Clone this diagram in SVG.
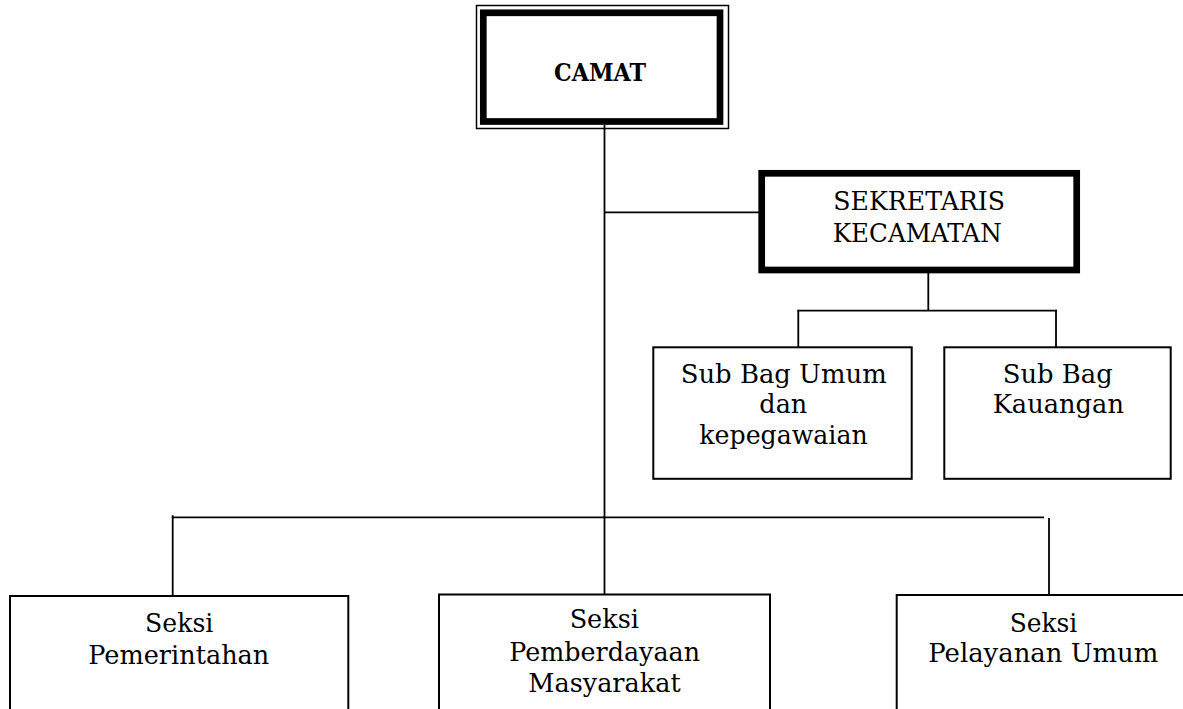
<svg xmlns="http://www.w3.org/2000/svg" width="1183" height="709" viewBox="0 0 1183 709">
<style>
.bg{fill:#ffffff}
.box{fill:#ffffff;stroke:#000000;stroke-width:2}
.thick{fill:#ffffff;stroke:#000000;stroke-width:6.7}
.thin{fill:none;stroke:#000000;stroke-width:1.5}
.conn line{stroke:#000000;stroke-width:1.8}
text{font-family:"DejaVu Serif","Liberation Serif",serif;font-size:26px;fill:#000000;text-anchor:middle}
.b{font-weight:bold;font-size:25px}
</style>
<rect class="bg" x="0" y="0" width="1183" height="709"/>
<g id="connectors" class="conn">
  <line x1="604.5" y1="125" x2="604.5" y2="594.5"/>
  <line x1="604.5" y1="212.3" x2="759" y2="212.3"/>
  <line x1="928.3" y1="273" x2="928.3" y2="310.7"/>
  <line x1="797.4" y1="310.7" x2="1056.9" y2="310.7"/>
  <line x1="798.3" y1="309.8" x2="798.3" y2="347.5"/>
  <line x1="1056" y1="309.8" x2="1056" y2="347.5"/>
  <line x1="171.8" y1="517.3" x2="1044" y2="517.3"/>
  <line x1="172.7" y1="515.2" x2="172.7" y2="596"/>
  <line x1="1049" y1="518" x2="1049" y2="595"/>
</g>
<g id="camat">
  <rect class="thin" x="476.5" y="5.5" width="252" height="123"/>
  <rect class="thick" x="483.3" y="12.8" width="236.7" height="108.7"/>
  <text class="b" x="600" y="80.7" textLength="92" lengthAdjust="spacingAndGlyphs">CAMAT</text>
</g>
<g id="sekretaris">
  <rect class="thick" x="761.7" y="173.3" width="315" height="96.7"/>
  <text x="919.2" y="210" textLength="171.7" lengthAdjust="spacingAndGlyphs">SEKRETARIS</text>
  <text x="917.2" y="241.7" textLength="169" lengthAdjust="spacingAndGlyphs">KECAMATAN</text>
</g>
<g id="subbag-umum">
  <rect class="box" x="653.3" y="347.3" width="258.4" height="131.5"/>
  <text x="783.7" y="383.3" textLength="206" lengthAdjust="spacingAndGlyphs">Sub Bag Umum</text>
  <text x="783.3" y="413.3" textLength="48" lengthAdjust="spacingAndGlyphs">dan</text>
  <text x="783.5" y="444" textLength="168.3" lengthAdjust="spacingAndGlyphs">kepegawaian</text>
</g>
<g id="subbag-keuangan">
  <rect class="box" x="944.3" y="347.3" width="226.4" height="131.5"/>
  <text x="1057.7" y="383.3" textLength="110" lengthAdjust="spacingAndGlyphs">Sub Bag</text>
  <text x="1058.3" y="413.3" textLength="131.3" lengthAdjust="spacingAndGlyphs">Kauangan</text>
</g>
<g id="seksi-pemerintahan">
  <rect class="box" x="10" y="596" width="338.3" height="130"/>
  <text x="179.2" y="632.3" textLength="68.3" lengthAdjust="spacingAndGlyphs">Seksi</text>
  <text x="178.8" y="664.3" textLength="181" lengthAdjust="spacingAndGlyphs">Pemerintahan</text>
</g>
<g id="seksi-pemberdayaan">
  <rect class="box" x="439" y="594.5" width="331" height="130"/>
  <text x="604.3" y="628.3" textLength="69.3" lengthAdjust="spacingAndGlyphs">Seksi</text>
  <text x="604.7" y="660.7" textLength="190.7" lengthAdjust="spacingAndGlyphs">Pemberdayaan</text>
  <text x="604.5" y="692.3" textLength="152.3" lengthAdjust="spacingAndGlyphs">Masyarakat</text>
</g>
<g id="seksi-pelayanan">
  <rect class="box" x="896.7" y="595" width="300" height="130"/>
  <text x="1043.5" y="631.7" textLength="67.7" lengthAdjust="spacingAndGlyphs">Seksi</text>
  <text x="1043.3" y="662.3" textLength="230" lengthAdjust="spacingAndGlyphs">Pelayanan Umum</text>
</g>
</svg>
++++++
Problem statement: Quote in full the listing given above; the images are to be left out.

Response for this exercise:
Clone this diagram in SVG.
<svg xmlns="http://www.w3.org/2000/svg" width="1183" height="709" viewBox="0 0 1183 709">
<style>
.bg{fill:#ffffff}
.box{fill:#ffffff;stroke:#000000;stroke-width:2}
.thick{fill:#ffffff;stroke:#000000;stroke-width:6.7}
.thin{fill:none;stroke:#000000;stroke-width:1.5}
.conn line{stroke:#000000;stroke-width:1.8}
text{font-family:"DejaVu Serif","Liberation Serif",serif;font-size:26px;fill:#000000;text-anchor:middle}
.b{font-weight:bold;font-size:25px}
</style>
<rect class="bg" x="0" y="0" width="1183" height="709"/>
<g id="connectors" class="conn">
  <line x1="604.5" y1="125" x2="604.5" y2="594.5"/>
  <line x1="604.5" y1="212.3" x2="759" y2="212.3"/>
  <line x1="928.3" y1="273" x2="928.3" y2="310.7"/>
  <line x1="797.4" y1="310.7" x2="1056.9" y2="310.7"/>
  <line x1="798.3" y1="309.8" x2="798.3" y2="347.5"/>
  <line x1="1056" y1="309.8" x2="1056" y2="347.5"/>
  <line x1="171.8" y1="517.3" x2="1044" y2="517.3"/>
  <line x1="172.7" y1="515.2" x2="172.7" y2="596"/>
  <line x1="1049" y1="518" x2="1049" y2="595"/>
</g>
<g id="camat">
  <rect class="thin" x="476.5" y="5.5" width="252" height="123"/>
  <rect class="thick" x="483.3" y="12.8" width="236.7" height="108.7"/>
  <text class="b" x="600" y="80.7" textLength="92" lengthAdjust="spacingAndGlyphs">CAMAT</text>
</g>
<g id="sekretaris">
  <rect class="thick" x="761.7" y="173.3" width="315" height="96.7"/>
  <text x="919.2" y="210" textLength="171.7" lengthAdjust="spacingAndGlyphs">SEKRETARIS</text>
  <text x="917.2" y="241.7" textLength="169" lengthAdjust="spacingAndGlyphs">KECAMATAN</text>
</g>
<g id="subbag-umum">
  <rect class="box" x="653.3" y="347.3" width="258.4" height="131.5"/>
  <text x="783.7" y="383.3" textLength="206" lengthAdjust="spacingAndGlyphs">Sub Bag Umum</text>
  <text x="783.3" y="413.3" textLength="48" lengthAdjust="spacingAndGlyphs">dan</text>
  <text x="783.5" y="444" textLength="168.3" lengthAdjust="spacingAndGlyphs">kepegawaian</text>
</g>
<g id="subbag-keuangan">
  <rect class="box" x="944.3" y="347.3" width="226.4" height="131.5"/>
  <text x="1057.7" y="383.3" textLength="110" lengthAdjust="spacingAndGlyphs">Sub Bag</text>
  <text x="1058.3" y="413.3" textLength="131.3" lengthAdjust="spacingAndGlyphs">Kauangan</text>
</g>
<g id="seksi-pemerintahan">
  <rect class="box" x="10" y="596" width="338.3" height="130"/>
  <text x="179.2" y="632.3" textLength="68.3" lengthAdjust="spacingAndGlyphs">Seksi</text>
  <text x="178.8" y="664.3" textLength="181" lengthAdjust="spacingAndGlyphs">Pemerintahan</text>
</g>
<g id="seksi-pemberdayaan">
  <rect class="box" x="439" y="594.5" width="331" height="130"/>
  <text x="604.3" y="628.3" textLength="69.3" lengthAdjust="spacingAndGlyphs">Seksi</text>
  <text x="604.7" y="660.7" textLength="190.7" lengthAdjust="spacingAndGlyphs">Pemberdayaan</text>
  <text x="604.5" y="692.3" textLength="152.3" lengthAdjust="spacingAndGlyphs">Masyarakat</text>
</g>
<g id="seksi-pelayanan">
  <rect class="box" x="896.7" y="595" width="300" height="130"/>
  <text x="1043.5" y="631.7" textLength="67.7" lengthAdjust="spacingAndGlyphs">Seksi</text>
  <text x="1043.3" y="662.3" textLength="230" lengthAdjust="spacingAndGlyphs">Pelayanan Umum</text>
</g>
</svg>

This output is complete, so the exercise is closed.